Input rows:
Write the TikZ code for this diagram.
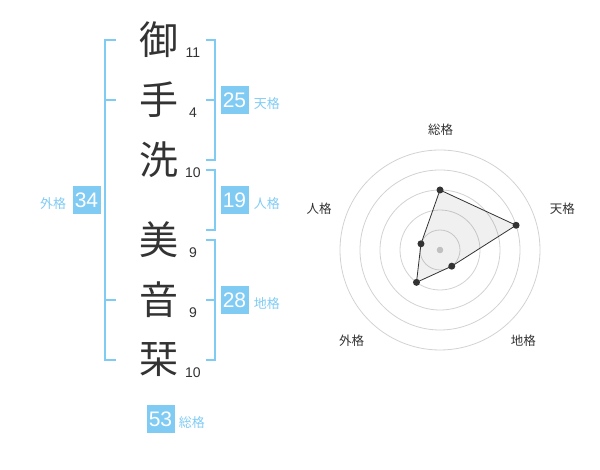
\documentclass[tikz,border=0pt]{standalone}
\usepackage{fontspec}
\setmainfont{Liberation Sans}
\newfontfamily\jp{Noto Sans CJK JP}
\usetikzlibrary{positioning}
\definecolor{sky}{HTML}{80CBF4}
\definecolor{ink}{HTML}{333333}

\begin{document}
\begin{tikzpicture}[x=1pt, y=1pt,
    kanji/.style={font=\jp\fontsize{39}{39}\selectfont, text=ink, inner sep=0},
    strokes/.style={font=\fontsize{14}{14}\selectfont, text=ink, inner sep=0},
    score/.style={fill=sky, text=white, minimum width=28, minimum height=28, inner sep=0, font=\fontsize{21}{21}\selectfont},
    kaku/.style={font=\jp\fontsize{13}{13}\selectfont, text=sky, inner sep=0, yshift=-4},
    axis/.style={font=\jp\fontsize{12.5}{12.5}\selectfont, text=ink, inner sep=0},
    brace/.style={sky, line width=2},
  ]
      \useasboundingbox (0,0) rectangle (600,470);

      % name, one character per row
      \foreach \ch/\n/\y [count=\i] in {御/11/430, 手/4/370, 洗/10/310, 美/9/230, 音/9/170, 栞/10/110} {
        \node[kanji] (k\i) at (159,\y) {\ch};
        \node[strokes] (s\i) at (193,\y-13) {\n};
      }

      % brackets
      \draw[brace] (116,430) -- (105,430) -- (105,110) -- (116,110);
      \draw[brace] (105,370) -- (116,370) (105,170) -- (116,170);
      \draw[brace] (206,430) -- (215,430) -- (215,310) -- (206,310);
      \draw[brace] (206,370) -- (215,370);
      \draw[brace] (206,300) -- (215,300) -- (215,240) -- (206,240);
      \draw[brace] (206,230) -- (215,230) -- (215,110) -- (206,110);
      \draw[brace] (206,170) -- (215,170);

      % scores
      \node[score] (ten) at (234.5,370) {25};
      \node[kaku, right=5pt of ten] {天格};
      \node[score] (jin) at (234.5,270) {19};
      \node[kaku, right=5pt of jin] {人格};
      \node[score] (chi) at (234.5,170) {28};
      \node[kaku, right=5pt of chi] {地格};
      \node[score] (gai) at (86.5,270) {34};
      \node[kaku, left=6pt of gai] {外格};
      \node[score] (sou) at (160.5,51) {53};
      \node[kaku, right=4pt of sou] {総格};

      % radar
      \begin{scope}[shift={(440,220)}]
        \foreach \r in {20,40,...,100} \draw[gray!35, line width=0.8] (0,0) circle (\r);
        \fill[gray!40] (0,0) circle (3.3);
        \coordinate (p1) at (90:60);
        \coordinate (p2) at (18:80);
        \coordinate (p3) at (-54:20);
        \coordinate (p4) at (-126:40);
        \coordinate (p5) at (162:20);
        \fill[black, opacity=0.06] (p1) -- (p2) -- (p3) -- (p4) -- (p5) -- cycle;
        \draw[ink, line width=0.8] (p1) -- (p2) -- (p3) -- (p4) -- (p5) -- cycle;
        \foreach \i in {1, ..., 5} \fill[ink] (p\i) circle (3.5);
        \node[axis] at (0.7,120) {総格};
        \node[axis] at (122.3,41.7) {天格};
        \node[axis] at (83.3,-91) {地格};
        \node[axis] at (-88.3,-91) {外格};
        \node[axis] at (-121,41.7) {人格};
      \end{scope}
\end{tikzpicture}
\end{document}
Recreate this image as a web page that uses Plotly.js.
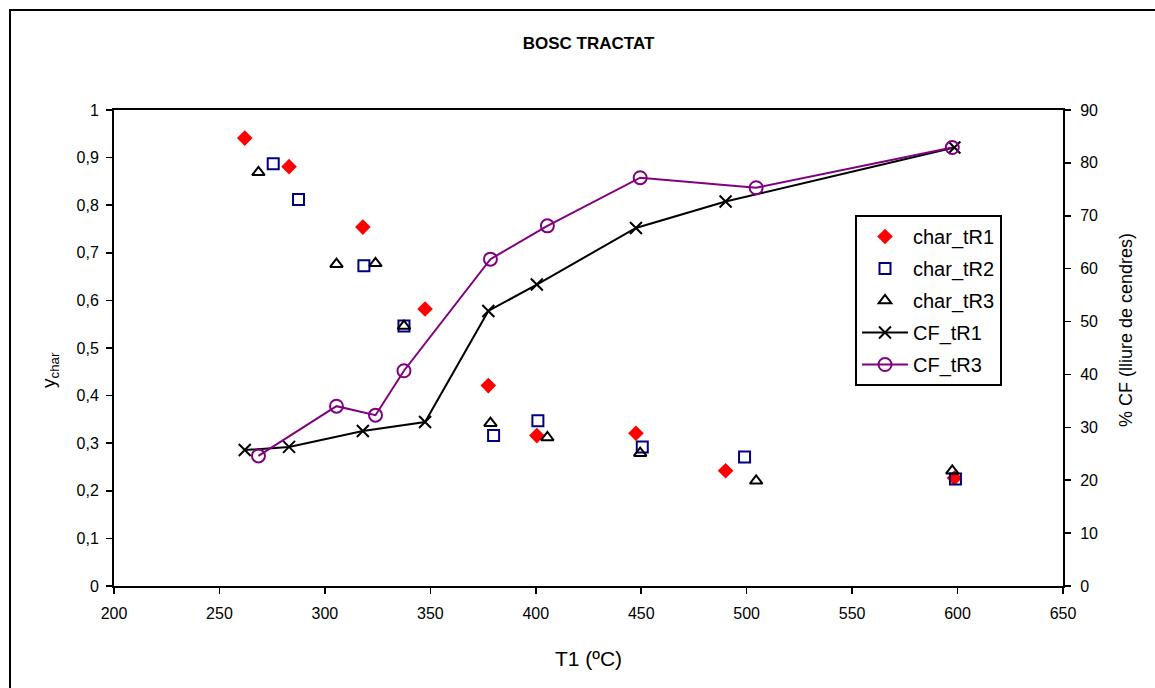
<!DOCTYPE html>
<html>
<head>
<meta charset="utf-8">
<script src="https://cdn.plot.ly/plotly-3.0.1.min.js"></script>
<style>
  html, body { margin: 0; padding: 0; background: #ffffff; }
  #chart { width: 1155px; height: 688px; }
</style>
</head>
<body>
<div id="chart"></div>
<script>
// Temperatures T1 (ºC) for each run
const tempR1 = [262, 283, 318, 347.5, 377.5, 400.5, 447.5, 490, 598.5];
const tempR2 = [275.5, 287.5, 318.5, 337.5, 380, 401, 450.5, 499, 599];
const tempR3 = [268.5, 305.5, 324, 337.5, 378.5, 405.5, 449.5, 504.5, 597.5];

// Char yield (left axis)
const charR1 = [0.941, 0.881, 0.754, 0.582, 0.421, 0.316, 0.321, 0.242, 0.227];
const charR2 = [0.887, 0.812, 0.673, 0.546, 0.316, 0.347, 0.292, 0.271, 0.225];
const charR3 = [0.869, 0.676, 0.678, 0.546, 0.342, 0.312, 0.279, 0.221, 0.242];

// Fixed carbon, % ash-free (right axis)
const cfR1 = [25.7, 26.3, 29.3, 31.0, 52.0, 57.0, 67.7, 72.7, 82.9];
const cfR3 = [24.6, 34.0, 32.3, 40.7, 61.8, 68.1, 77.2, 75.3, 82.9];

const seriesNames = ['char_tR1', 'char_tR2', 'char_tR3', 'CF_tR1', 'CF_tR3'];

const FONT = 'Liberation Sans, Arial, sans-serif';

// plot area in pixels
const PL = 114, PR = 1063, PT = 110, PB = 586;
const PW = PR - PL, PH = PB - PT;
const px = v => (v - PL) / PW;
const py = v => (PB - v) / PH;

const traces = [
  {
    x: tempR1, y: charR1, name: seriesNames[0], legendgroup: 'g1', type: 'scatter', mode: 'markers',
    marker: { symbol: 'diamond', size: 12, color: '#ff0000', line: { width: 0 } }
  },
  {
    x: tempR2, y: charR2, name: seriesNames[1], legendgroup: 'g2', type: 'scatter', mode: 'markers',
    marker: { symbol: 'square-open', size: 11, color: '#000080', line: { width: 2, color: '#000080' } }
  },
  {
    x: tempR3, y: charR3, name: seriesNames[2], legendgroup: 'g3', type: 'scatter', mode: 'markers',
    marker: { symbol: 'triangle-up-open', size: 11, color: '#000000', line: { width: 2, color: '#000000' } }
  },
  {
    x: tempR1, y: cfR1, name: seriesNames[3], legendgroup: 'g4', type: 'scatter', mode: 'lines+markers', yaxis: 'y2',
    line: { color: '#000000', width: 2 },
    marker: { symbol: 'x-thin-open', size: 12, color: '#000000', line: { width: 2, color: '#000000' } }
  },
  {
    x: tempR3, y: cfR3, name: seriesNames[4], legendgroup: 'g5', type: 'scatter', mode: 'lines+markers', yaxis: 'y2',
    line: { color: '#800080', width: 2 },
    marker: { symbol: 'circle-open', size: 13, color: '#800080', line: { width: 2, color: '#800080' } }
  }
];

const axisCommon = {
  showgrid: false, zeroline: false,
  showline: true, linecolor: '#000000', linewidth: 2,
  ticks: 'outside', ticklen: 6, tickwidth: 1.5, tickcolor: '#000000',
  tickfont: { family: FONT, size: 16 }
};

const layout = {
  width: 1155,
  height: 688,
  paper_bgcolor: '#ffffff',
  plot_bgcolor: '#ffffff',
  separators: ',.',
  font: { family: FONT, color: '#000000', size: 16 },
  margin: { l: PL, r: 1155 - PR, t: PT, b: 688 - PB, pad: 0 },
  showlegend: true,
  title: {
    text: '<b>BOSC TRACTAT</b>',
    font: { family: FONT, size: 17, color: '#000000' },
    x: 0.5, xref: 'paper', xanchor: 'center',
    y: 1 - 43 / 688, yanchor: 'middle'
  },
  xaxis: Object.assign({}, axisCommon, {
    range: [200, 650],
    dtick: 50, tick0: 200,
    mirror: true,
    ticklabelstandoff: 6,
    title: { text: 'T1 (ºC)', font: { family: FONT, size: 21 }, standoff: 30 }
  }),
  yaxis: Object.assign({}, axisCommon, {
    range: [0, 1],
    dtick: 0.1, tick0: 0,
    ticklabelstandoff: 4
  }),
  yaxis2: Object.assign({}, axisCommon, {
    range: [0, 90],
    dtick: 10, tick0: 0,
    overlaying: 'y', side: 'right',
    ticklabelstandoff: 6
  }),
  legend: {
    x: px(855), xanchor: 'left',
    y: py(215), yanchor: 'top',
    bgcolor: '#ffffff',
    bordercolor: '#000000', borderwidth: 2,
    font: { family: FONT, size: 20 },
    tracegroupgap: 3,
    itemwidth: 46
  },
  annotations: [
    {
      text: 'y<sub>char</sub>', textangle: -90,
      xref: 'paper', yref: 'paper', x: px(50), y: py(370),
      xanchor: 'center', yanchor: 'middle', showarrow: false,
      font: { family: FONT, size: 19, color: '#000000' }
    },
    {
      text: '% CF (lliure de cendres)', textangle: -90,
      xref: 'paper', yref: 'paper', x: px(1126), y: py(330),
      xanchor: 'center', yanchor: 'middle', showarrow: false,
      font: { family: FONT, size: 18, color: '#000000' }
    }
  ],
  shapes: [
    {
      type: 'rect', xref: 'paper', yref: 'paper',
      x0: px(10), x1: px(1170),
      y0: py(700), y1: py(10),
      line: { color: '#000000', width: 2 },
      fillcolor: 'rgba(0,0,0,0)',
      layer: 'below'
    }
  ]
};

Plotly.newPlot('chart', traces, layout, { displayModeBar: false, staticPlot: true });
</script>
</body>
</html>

What is being asked: Leave out the pictures, then repeat the listing above exactly from its first line to the line with "(206,170) -- (215,170);", inclusive.

Written solution:
Write the TikZ code for this diagram.
\documentclass[tikz,border=0pt]{standalone}
\usepackage{fontspec}
\setmainfont{Liberation Sans}
\newfontfamily\jp{Noto Sans CJK JP}
\usetikzlibrary{positioning}
\definecolor{sky}{HTML}{80CBF4}
\definecolor{ink}{HTML}{333333}

\begin{document}
\begin{tikzpicture}[x=1pt, y=1pt,
    kanji/.style={font=\jp\fontsize{39}{39}\selectfont, text=ink, inner sep=0},
    strokes/.style={font=\fontsize{14}{14}\selectfont, text=ink, inner sep=0},
    score/.style={fill=sky, text=white, minimum width=28, minimum height=28, inner sep=0, font=\fontsize{21}{21}\selectfont},
    kaku/.style={font=\jp\fontsize{13}{13}\selectfont, text=sky, inner sep=0, yshift=-4},
    axis/.style={font=\jp\fontsize{12.5}{12.5}\selectfont, text=ink, inner sep=0},
    brace/.style={sky, line width=2},
  ]
      \useasboundingbox (0,0) rectangle (600,470);

      % name, one character per row
      \foreach \ch/\n/\y [count=\i] in {御/11/430, 手/4/370, 洗/10/310, 美/9/230, 音/9/170, 栞/10/110} {
        \node[kanji] (k\i) at (159,\y) {\ch};
        \node[strokes] (s\i) at (193,\y-13) {\n};
      }

      % brackets
      \draw[brace] (116,430) -- (105,430) -- (105,110) -- (116,110);
      \draw[brace] (105,370) -- (116,370) (105,170) -- (116,170);
      \draw[brace] (206,430) -- (215,430) -- (215,310) -- (206,310);
      \draw[brace] (206,370) -- (215,370);
      \draw[brace] (206,300) -- (215,300) -- (215,240) -- (206,240);
      \draw[brace] (206,230) -- (215,230) -- (215,110) -- (206,110);
      \draw[brace] (206,170) -- (215,170);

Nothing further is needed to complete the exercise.